When the United States ended the draft after the war in Vietnam, many assumed that American citizens would raise their right hand, take the oath to protect the country, and serve in uniform out of a sense of patriotism. After the Twin Towers were attacked by terrorists on September 11, 2001, this assumption was put to the test — and the result remains a disappointing reality as less than 1 percent of the U.S. population has answered the call.
Despite the shortage of qualified and willing talent, wars in the Middle East and parts of Africa have placed demands on the military like never before, threatening morale, discipline and effectiveness. Examples include multiple suboptimal policy changes such the provision of waivers to enlist high school dropouts, felons and others normally not qualified; increasing soldiers’ deployments from 12 to 15 months; and “stop loss” orders that froze discharges and kept families apart for longer periods.
So what can be done? Will Congress bring back the draft? Highly unlikely, and unlikely to work even if it did. The Department of Defense estimates that 71 percent of the roughly 34 million 17- to 24-year-olds in the United States today would fail to qualify based on the current enlistment criteria because of physical or mental health issues, low education scores, or negative background checks. Among those who are qualified, many young people choose not to join or feel no obligation to serve in uniform. This has to change, and AMVETS has made it its mission to do so, starting with outreach to primary, middle, and high school students through the AMVETS Americanism program.
Inspiring a sense of patriotism in American children of all ages and walks of life is the best recruiting strategy for our future military and national defense.

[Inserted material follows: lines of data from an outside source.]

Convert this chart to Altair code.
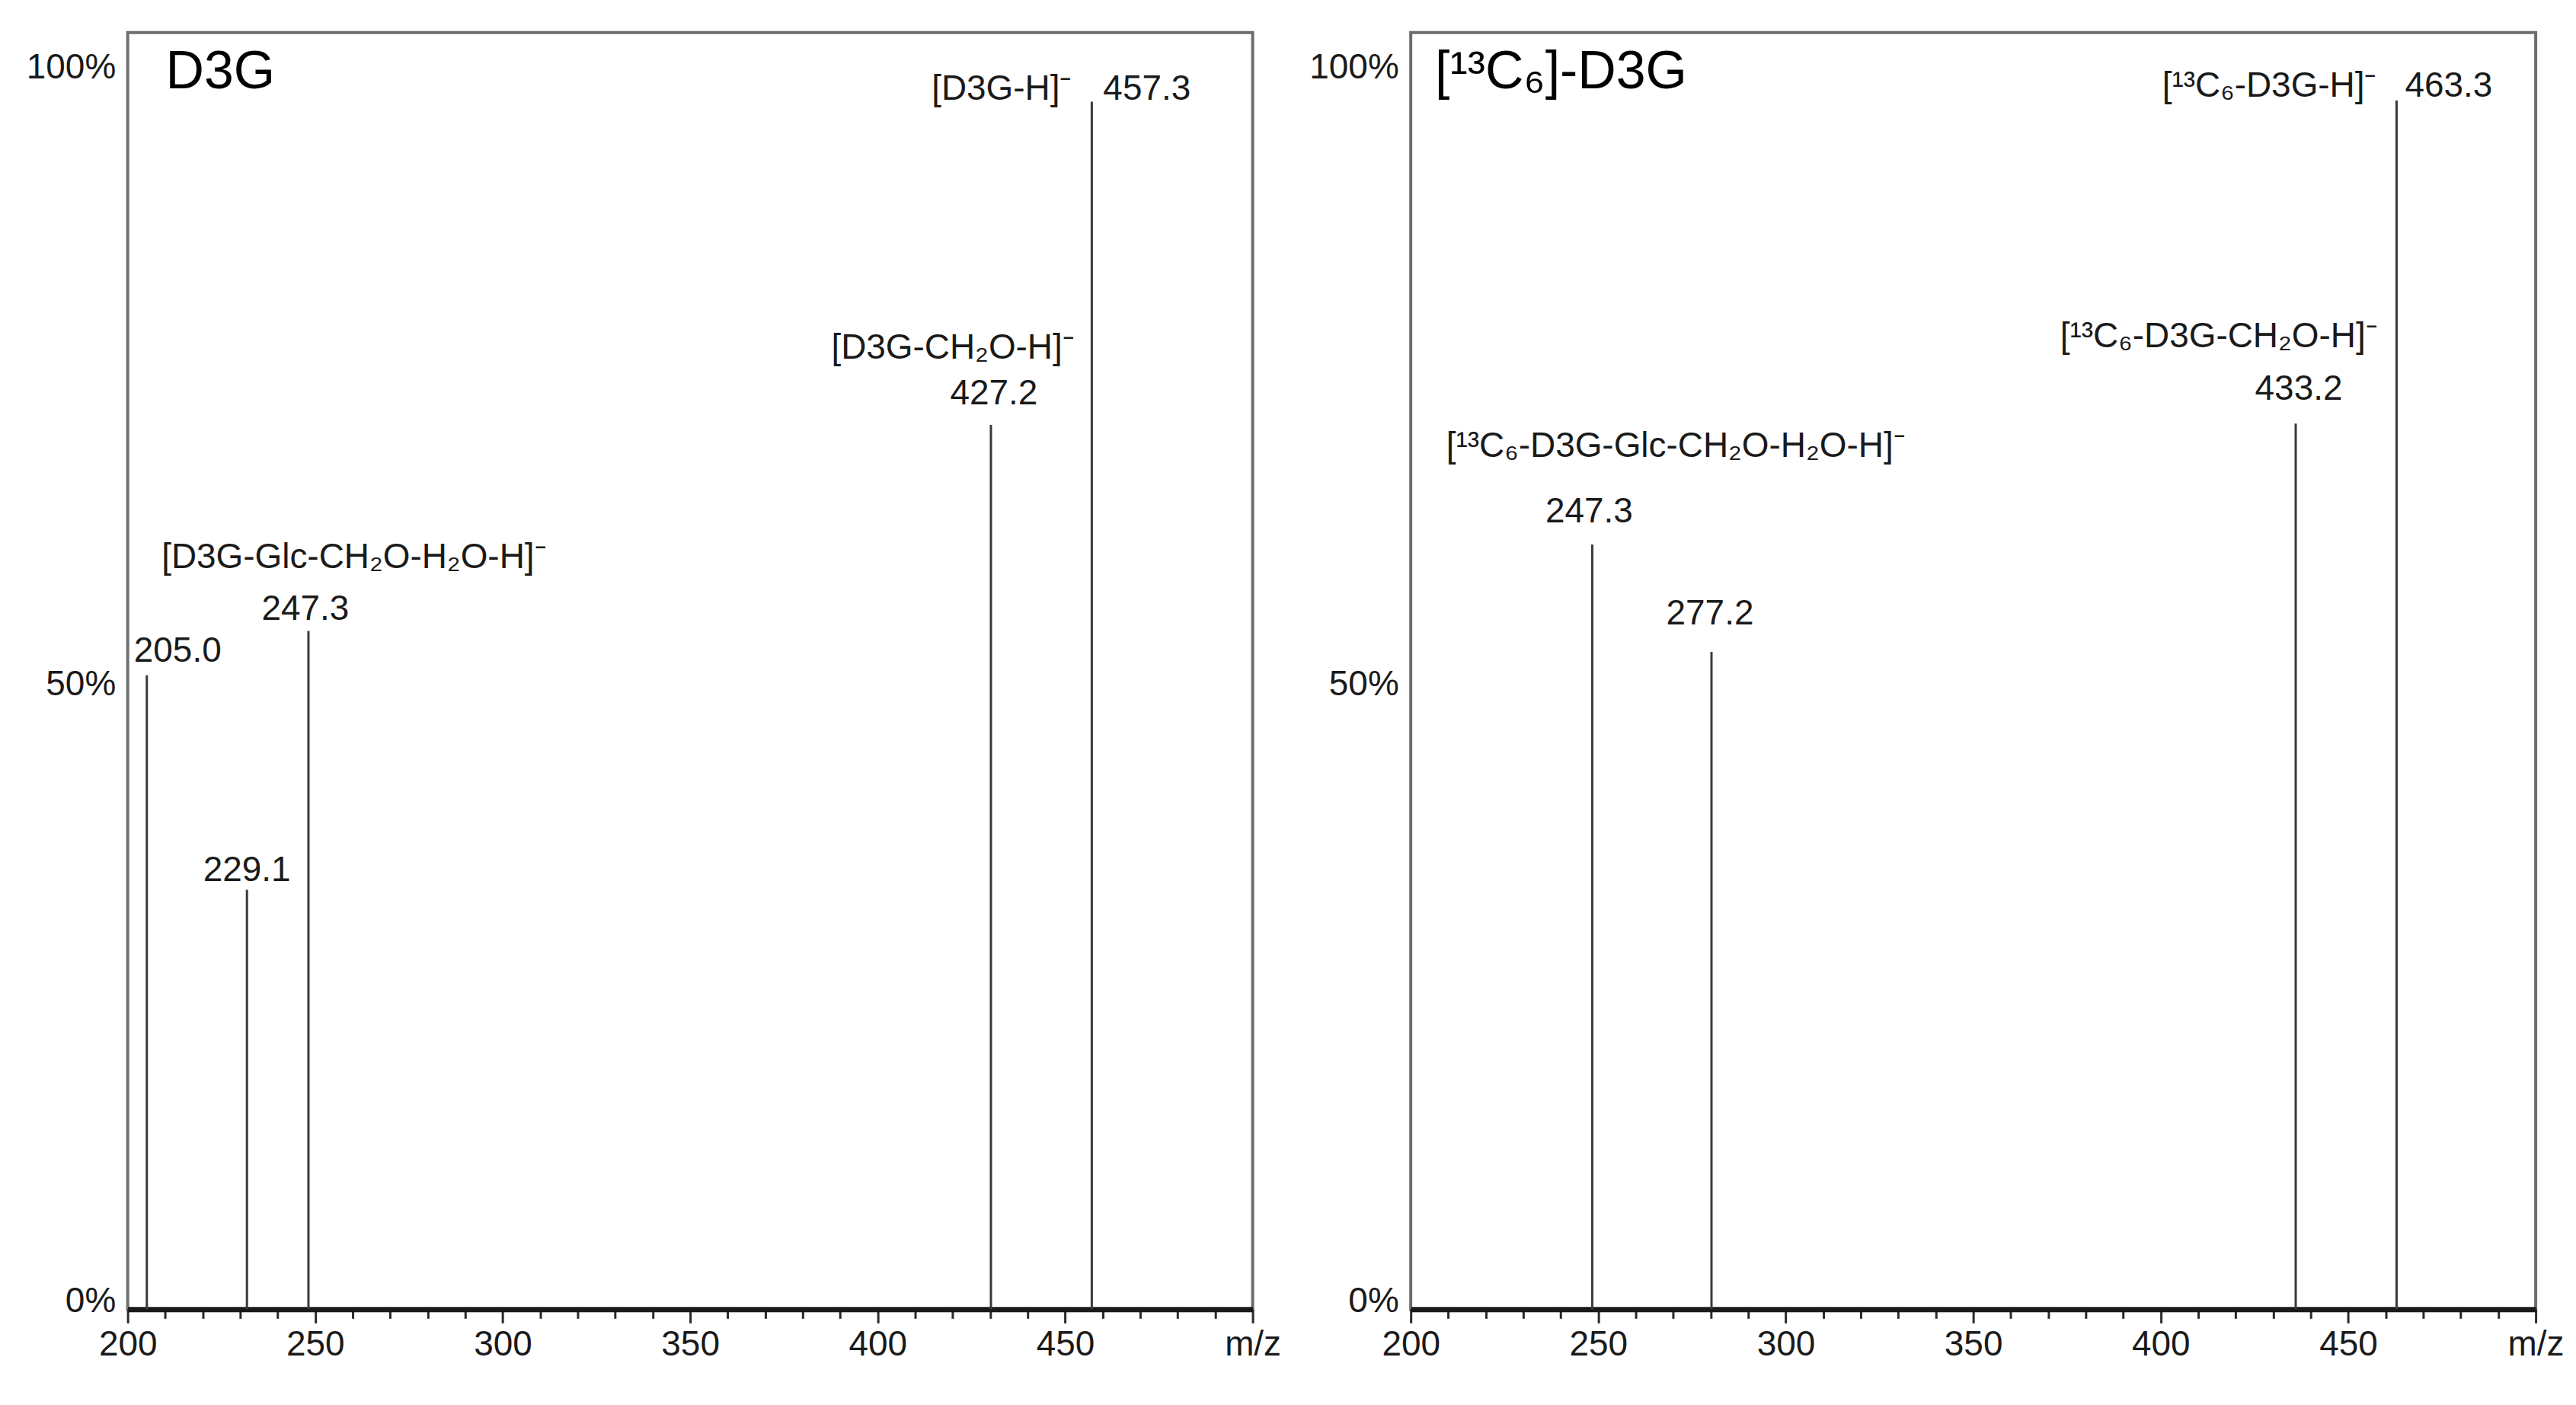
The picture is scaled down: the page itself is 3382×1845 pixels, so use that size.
import altair as alt
import pandas as pd

# ---------------- data ----------------
# line positions (m/z, as drawn in the figure), printed m/z labels, relative intensity (%)
left_pos = [205.1, 231.8, 248.2, 430.2, 457.1]
left_lab = ["205.0", "229.1", "247.3", "427.2", "457.3"]
left_int = [51.4, 34.0, 55.0, 71.7, 97.9]
left_title = "D3G"
left_ions = {
    "457.3": "[D3G-H]⁻",
    "427.2": "[D3G-CH₂O-H]⁻",
    "247.3": "[D3G-Glc-CH₂O-H₂O-H]⁻",
}

right_pos = [248.4, 280.2, 436.0, 462.9]
right_lab = ["247.3", "277.2", "433.2", "463.3"]
right_int = [62.0, 53.3, 71.8, 98.0]
right_title = "[¹³C₆]-D3G"
right_ions = {
    "463.3": "[¹³C₆-D3G-H]⁻",
    "433.2": "[¹³C₆-D3G-CH₂O-H]⁻",
    "247.3": "[¹³C₆-D3G-Glc-CH₂O-H₂O-H]⁻",
}

y_tick_values = [0, 50, 100]
x_tick_values = list(range(200, 505, 5))

# ---------------- styling (label placement offsets, px) ----------------
FONT = "Liberation Sans, Arial, sans-serif"
TXT = "#1a1a1a"
PEAK = "#3a3a3a"
FS = 46
W, H = 1480, 1680

left_value_style = {
    "205.0": ("left", -17, -32),
    "229.1": ("center", 0, -26),
    "247.3": ("center", -4, -28),
    "427.2": ("center", 4, -41),
    "457.3": ("left", 15, -17),
}
left_ion_style = {
    "457.3": ("right", -26, -17),
    "427.2": ("center", -50, -101),
    "247.3": ("center", 60, -97),
}
right_value_style = {
    "247.3": ("center", -4, -43),
    "277.2": ("center", -2, -50),
    "433.2": ("center", 4, -45),
    "463.3": ("left", 11, -19),
}
right_ion_style = {
    "463.3": ("right", -26, -19),
    "433.2": ("center", -101, -114),
    "247.3": ("center", 110, -129),
}


def panel(pos, labels, inten, title, ions, value_style, ion_style, title_dx):
    df = pd.DataFrame({"mz": pos, "intensity": inten, "value_label": labels})
    df["ion_label"] = [ions.get(v, "") for v in labels]

    xscale = alt.Scale(domain=[200, 500], nice=False, zero=False)
    yscale = alt.Scale(domain=[0, 103.5], nice=False)

    xaxis = alt.Axis(
        values=x_tick_values,
        labelExpr="datum.value === 500 ? 'm/z' : (datum.value % 50 === 0 ? datum.label : '')",
        format="d",
        title=None,
        grid=False,
        labelOverlap=False,
        labelFlush=False,
        labelFont=FONT,
        labelFontSize=FS,
        labelColor=TXT,
        labelPadding=6,
        domainColor="#1a1a1a",
        domainWidth=7,
        tickColor="#2a2a2a",
        tickWidth=3,
        tickSize={"condition": {"test": "datum.value % 25 === 0", "value": 18}, "value": 12},
    )
    yaxis = alt.Axis(
        values=y_tick_values,
        labelExpr="datum.value + '%'",
        title=None,
        grid=False,
        ticks=False,
        tickSize=0,
        domain=False,
        labelFont=FONT,
        labelFontSize=FS,
        labelColor=TXT,
        labelPadding=16,
        labelBaseline="middle",
        labelOffset=-11,
    )

    base = alt.Chart(df)
    rules = base.mark_rule(color=PEAK, strokeWidth=3).encode(
        x=alt.X("mz:Q", scale=xscale, axis=xaxis),
        y=alt.Y("intensity:Q", scale=yscale, axis=yaxis),
        y2=alt.datum(0),
    )

    layers = [rules]
    for v, (align, dx, dy) in value_style.items():
        layers.append(
            base.transform_filter(alt.datum.value_label == v)
            .mark_text(align=align, baseline="middle", dx=dx, dy=dy,
                       font=FONT, fontSize=FS, color=TXT)
            .encode(x="mz:Q", y="intensity:Q", text="value_label:N")
        )
    for v, (align, dx, dy) in ion_style.items():
        layers.append(
            base.transform_filter(alt.datum.value_label == v)
            .mark_text(align=align, baseline="middle", dx=dx, dy=dy,
                       font=FONT, fontSize=FS, color=TXT)
            .encode(x="mz:Q", y="intensity:Q", text="ion_label:N")
        )
    layers.append(
        alt.Chart(pd.DataFrame({"t": [title]}))
        .mark_text(align="left", baseline="middle", font=FONT, fontSize=70, color="#000000")
        .encode(x=alt.value(title_dx), y=alt.value(52), text="t:N")
    )
    return alt.layer(*layers).properties(width=W, height=H)


left = panel(left_pos, left_lab, left_int, left_title, left_ions,
             left_value_style, left_ion_style, 50)
right = panel(right_pos, right_lab, right_int, right_title, right_ions,
              right_value_style, right_ion_style, 32)

chart = (
    alt.hconcat(left, right, spacing=32)
    .properties(padding={"left": 24, "top": 31, "right": 5, "bottom": 5}, background="white")
    .configure_view(stroke="#6e6e6e", strokeWidth=4)
)

chart.save("out.html", embed_options={"renderer": "svg", "actions": False})
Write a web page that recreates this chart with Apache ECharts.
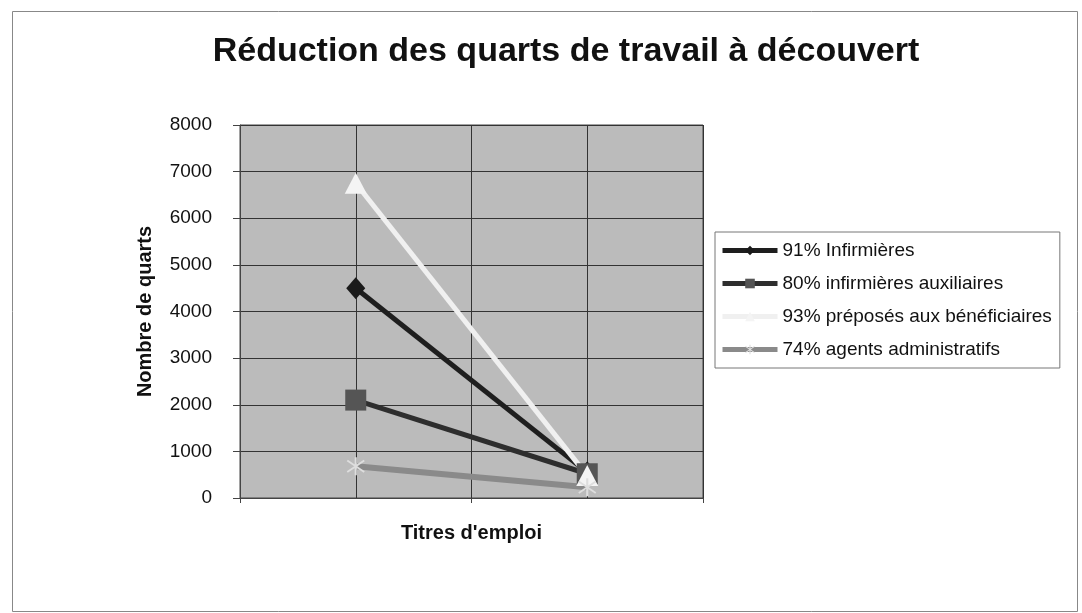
<!DOCTYPE html>
<html>
<head>
<meta charset="utf-8">
<title>Réduction des quarts de travail à découvert</title>
<script src="https://cdn.jsdelivr.net/npm/echarts@6/dist/echarts.min.js"></script>
<style>
	html, body { margin: 0; padding: 0; background: #fff; }
	#chart { width: 1082px; height: 613px; }
</style>
</head>
<body>
<div id="chart"></div>
<script>
// catégories (non affichées sur l'axe)
const categories = ['Avant', 'Après'];
const seriesNames = [
	'91% Infirmières',
	'80% infirmières auxiliaires',
	'93% préposés aux bénéficiaires',
	'74% agents administratifs',
];
const infirmieres = [4500, 550];
const auxiliaires = [2100, 520];
const preposes = [6750, 480];
const agents = [680, 230];
const yTicks = [0, 1000, 2000, 3000, 4000, 5000, 6000, 7000, 8000];

// astérisque pour le marqueur des agents
const starPath = 'path://M9,0L11,0L11,20L9,20Z M1.5,4.5L2.5,2.8L18.5,15.5L17.5,17.2Z M17.5,2.8L18.5,4.5L2.5,17.2L1.5,15.5Z';

const font = '"Liberation Sans", Arial, sans-serif';

const myChart = echarts.init(document.getElementById('chart'));
myChart.setOption({
	backgroundColor: '#fff',
	animation: false,
	title: {
		text: 'Réduction des quarts de travail à découvert',
		left: 561,
		textAlign: 'center',
		top: 30,
		textStyle: { fontFamily: font, fontSize: 34, fontWeight: 'bold', color: '#111' },
	},
	graphic: [
		{
			type: 'rect',
			shape: { x: 12.5, y: 11.5, width: 1065, height: 600 },
			style: { fill: 'none', stroke: '#888', lineWidth: 1 },
			silent: true,
		},
	],
	legend: {
		orient: 'vertical',
		left: 715,
		top: 232,
		backgroundColor: '#fff',
		borderColor: '#777',
		borderWidth: 1,
		padding: [9, 8, 9, 5],
		itemWidth: 55,
		itemHeight: 12,
		itemGap: 14,
		lineStyle: { width: 5 },
		textStyle: { fontFamily: font, fontSize: 19, color: '#111' },
		data: seriesNames,
	},
	grid: {
		left: 240,
		right: 379,
		top: 125,
		bottom: 115,
		show: true,
		backgroundColor: '#bbbbbb',
		borderColor: '#444',
		borderWidth: 1,
	},
	xAxis: [
		{
			type: 'category',
			data: categories,
			boundaryGap: true,
			name: "Titres d'emploi",
			nameLocation: 'middle',
			nameGap: 25,
			nameTextStyle: { fontFamily: font, fontSize: 20, fontWeight: 'bold', color: '#111' },
			axisLine: { lineStyle: { color: '#444', width: 1 } },
			axisTick: { show: true, length: 5, lineStyle: { color: '#444' } },
			axisLabel: { show: false },
			splitLine: { show: false },
		},
		{
			// lignes verticales de la grille
			type: 'value',
			min: 0,
			max: 4,
			interval: 1,
			show: true,
			axisLine: { show: false },
			axisTick: { show: false },
			axisLabel: { show: false },
			splitLine: { show: true, lineStyle: { color: '#333', width: 1 } },
		},
	],
	yAxis: {
		type: 'value',
		min: yTicks[0],
		max: yTicks[yTicks.length - 1],
		interval: 1000,
		name: 'Nombre de quarts',
		nameLocation: 'middle',
		nameRotate: 90,
		nameGap: 85,
		nameTextStyle: { fontFamily: font, fontSize: 20, fontWeight: 'bold', color: '#111' },
		axisLine: { show: true, lineStyle: { color: '#444', width: 1 } },
		axisTick: { show: true, length: 7, lineStyle: { color: '#444' } },
		axisLabel: {
			margin: 28,
			fontFamily: font,
			fontSize: 19,
			color: '#111',
			formatter: (v) => String(v),
		},
		splitLine: { show: true, lineStyle: { color: '#333', width: 1 } },
	},
	series: [
		{
			name: seriesNames[0],
			type: 'line',
			data: infirmieres,
			symbol: 'diamond',
			symbolSize: [19, 22],
			lineStyle: { color: '#1e1e1e', width: 5 },
			itemStyle: { color: '#1a1a1a' },
		},
		{
			name: seriesNames[1],
			type: 'line',
			data: auxiliaires,
			symbol: 'rect',
			symbolSize: 21,
			lineStyle: { color: '#2e2e2e', width: 5 },
			itemStyle: { color: '#555' },
		},
		{
			name: seriesNames[2],
			type: 'line',
			data: preposes,
			symbol: 'triangle',
			symbolSize: [22, 21],
			lineStyle: { color: '#f0f0f0', width: 5 },
			itemStyle: { color: '#f4f4f4' },
		},
		{
			name: seriesNames[3],
			type: 'line',
			data: agents,
			symbol: starPath,
			symbolSize: 18,
			lineStyle: { color: '#8a8a8a', width: 6 },
			itemStyle: { color: '#dedede' },
		},
	],
});
</script>
</body>
</html>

What is the AMVETS Americanism Program?
The AMVETS Americanism Program is a patriotic program the organization offers schools and youth organizations as a resource for teaching children in kindergarten through 12th grade about their American heritage, civics and citizenship. The program includes flag drawing, poster and essay contests that are grade specific and age appropriate.
Who is eligible?
All school age children, K-12. They may attend public, private, parochial schools or may be home schooled. Participants may also come through any youth group such as Scouting or from Church Sunday schools. Students in kindergarten–1st grade can enter the Flag Drawing contest. Students in 2nd–5th grades can enter the Poster contest. Students in 6th–12th grades can enter the Essay Writing contest
How does a child or young adult participate?
Teachers or youth group leaders hopefully will take the initiative to involve their students. The program addresses learning standards in civics and presents excellent topics for writing and art assignments, which teachers can incorporate into their classes.Teachers may also contact a local AMVETS post or department to invite veterans to visit their classes. Students whose teachers or schools are not participating in the program can still enter the contest specific to their grade as a take-home or after-school project. Parents may contact a local AMVETS post or department, on behalf of their children, to submit entries or contact the AMVETS National Programs Department at 301-683-4031.
How do I enter?
Entry forms (PDF files) with contest rules, including the “themes” can be downloaded by clicking on the link below:
Americanism Contest Packet – PDF file (1.23 MB)
The 2018-2019 Americanism theme is “Why should you say ‘Thank you’ to a Veteran?”
Our future themes are:
2019-2020: “What does freedom mean to me?”
2020-2021: “What do I think of when I see the American flag?”
2021-2022: “Why should we honor and respect our Veterans?”